Published online by Cambridge University Press: 24 September 2025
INTRODUCTION
When defining sanctions, scholarship commonly makes the distinction between two categories. The first contains ‘multilateral’ or ‘centralized’ sanctions adopted by an international organization (IO) on the basis of its constitutive act against member States or non-State actors. Such sanctions may involve a member State's suspension from participation or even its expulsion, a ‘social sanction’ in response to wrongdoing. In some cases, IOs adopt more far-reaching measures, such as the suspension of trade or the interruption of financial transactions. A well-known example is the sanctions regime of the United Nations Security Council (UNSC) against Iran, which was in place until 2015. Importantly, States consent to these measures when they ratify the organization's constitutive act and become members. The UNSC has the authority to adopt sanctions under Art. 41 UN Charter. The second category consists of ‘unilateral’ or ‘decentralized’ sanctions adopted by States unilaterally per their national legislation or executive powers or by IOs against non-member States. The typical example would be US sanctions and European Union restrictive measures against countries such as Russia, Iran, Venezuela, etc. Real life, however, is not always so neatly organized.

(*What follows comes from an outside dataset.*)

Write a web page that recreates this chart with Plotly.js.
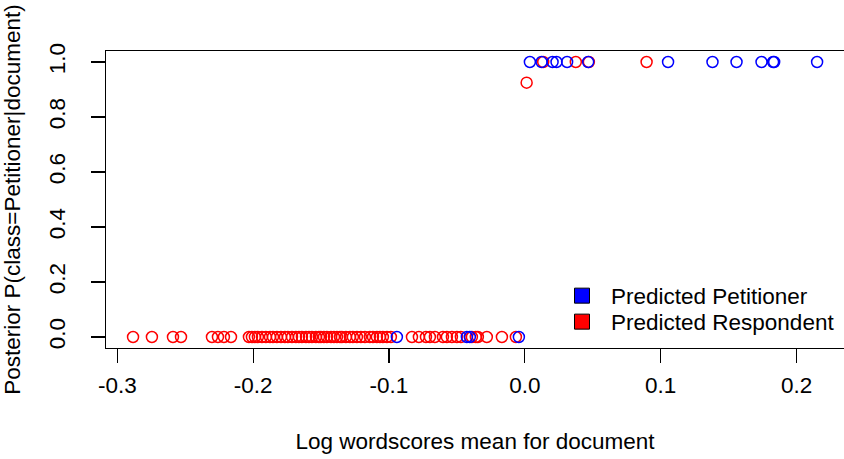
<!DOCTYPE html>
<html>
<head>
<meta charset="utf-8">
<script src="https://cdn.plot.ly/plotly-3.0.1.min.js"></script>
<style>html,body{margin:0;padding:0;background:#fff;}#chart{width:844px;height:459px;}</style>
</head>
<body>
<div id="chart"></div>
<script>
// Predicted Respondent (red) documents
var respX = [-0.2884,-0.2745,-0.2590,-0.2531,-0.2303,-0.2259,-0.2215,-0.2163,-0.2031,-0.2009,
  -0.1987,-0.1965,-0.1935,-0.1906,-0.1876,-0.1854,-0.1825,-0.1795,-0.1766,-0.1744,
  -0.1714,-0.1685,-0.1663,-0.1641,-0.1611,-0.1589,-0.1567,-0.1538,-0.1516,-0.1501,
  -0.1479,-0.1457,-0.1427,-0.1405,-0.1383,-0.1361,-0.1347,-0.1317,-0.1288,-0.1266,
  -0.1236,-0.1207,-0.1177,-0.1141,-0.1118,-0.1089,-0.1067,-0.1045,-0.1015,-0.0986,
  -0.0831,-0.0780,-0.0728,-0.0699,-0.0662,-0.0603,-0.0574,-0.0537,-0.0500,-0.0471,
  -0.0390,-0.0361,-0.0346,-0.0280,-0.0169,-0.0066,
  0.0013,0.0135,0.0375,0.0471,0.0896];
var respY = [0,0,0,0,0,0,0,0,0,0, 0,0,0,0,0,0,0,0,0,0, 0,0,0,0,0,0,0,0,0,0,
  0,0,0,0,0,0,0,0,0,0, 0,0,0,0,0,0,0,0,0,0, 0,0,0,0,0,0,0,0,0,0,
  0,0,0,0,0,0,
  0.925,1,1,1,1];
// Predicted Petitioner (blue) documents
var petX = [-0.0942,-0.0427,-0.0405,-0.0044,
  0.0037,0.0123,0.0204,0.0233,0.0311,0.0466,0.1054,0.1381,0.1558,0.1742,0.1827,0.1835,0.2151];
var petY = [0,0,0,0, 1,1,1,1,1,1,1,1,1,1,1,1,1];

var xTicks = [-0.3,-0.2,-0.1,0.0,0.1,0.2];
var xTickText = ['-0.3','-0.2','-0.1','0.0','0.1','0.2'];
var yTicks = [0,0.2,0.4,0.6,0.8,1.0];
var yTickText = ['0.0','0.2','0.4','0.6','0.8','1.0'];
var legendNames = ['Predicted Petitioner','Predicted Respondent'];

var FONT = 'Liberation Sans, Arial, Helvetica, sans-serif';
var FS = 22.5;

var circ = function(c){ return {symbol:'circle-open', size:11, color:c, line:{color:c, width:1.5}}; };

var data = [
  {x: respX, y: respY, type:'scatter', mode:'markers', marker: circ('#FF0000'), showlegend:false, hoverinfo:'x+y'},
  {x: petX, y: petY, type:'scatter', mode:'markers', marker: circ('#0000FF'), showlegend:false, hoverinfo:'x+y'},
  {x:[null], y:[null], type:'scatter', mode:'markers', name: legendNames[0], legend:'legend',
   marker:{symbol:'square', size:15, color:'#0000FF', line:{color:'#000', width:1}}},
  {x:[null], y:[null], type:'scatter', mode:'markers', name: legendNames[1], legend:'legend2',
   marker:{symbol:'square', size:15, color:'#FF0000', line:{color:'#000', width:1}}}
];

var legCommon = {xanchor:'left', yanchor:'middle', bgcolor:'rgba(0,0,0,0)', borderwidth:0,
  font:{family:FONT, size:FS, color:'#000'}, itemwidth:48, itemsizing:'trace'};

var layout = {
  width:844, height:459,
  margin:{l:106, r:0, t:51, b:111},
  paper_bgcolor:'#fff', plot_bgcolor:'#fff',
  font:{family:FONT, size:FS, color:'#000'},
  xaxis:{
    range:[-0.3083,0.2349], tickvals:xTicks, ticktext:xTickText,
    showgrid:false, zeroline:false, showline:true, mirror:true, linecolor:'#000', linewidth:1.2,
    ticks:'outside', ticklen:14, tickwidth:1.2, tickcolor:'#000', ticklabelstandoff:3,
    tickfont:{family:FONT, size:FS, color:'#000'},
    title:{text:'Log wordscores mean for document', font:{family:FONT, size:FS, color:'#000'}, standoff:36},
    automargin:false
  },
  yaxis:{
    range:[-0.04,1.04], tickvals:yTicks, ticktext:yTickText, tickangle:-90,
    showgrid:false, zeroline:false, showline:true, mirror:true, linecolor:'#000', linewidth:1.2,
    ticks:'outside', ticklen:14, tickwidth:1.2, tickcolor:'#000', ticklabelstandoff:17,
    tickfont:{family:FONT, size:FS, color:'#000'},
    title:{text:'Posterior P(class=Petitioner|document)', font:{family:FONT, size:FS, color:'#000'}, standoff:20},
    automargin:false
  },
  legend: Object.assign({x:0.6057, y:0.175}, legCommon),
  legend2: Object.assign({x:0.6057, y:0.0875}, legCommon)
};

Plotly.newPlot('chart', data, layout, {displayModeBar:false, staticPlot:true});
</script>
</body>
</html>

There are instances where a regional organization, which is a ‘non-universal grouping that [is] essentially self-defining in terms of memberships as well as of object and purposes’, has suspended a member without having the explicit power to do so. While such measures are adopted by a regional organization against a member State, they are not based on the former's constitutive act. Often-cited examples in the literature are the League of Arab States (LAS) sanctions against Libya and Syria for human rights abuses and violations of international humanitarian law when these two States cracked down on popular unrest during the Arab Spring in 2011.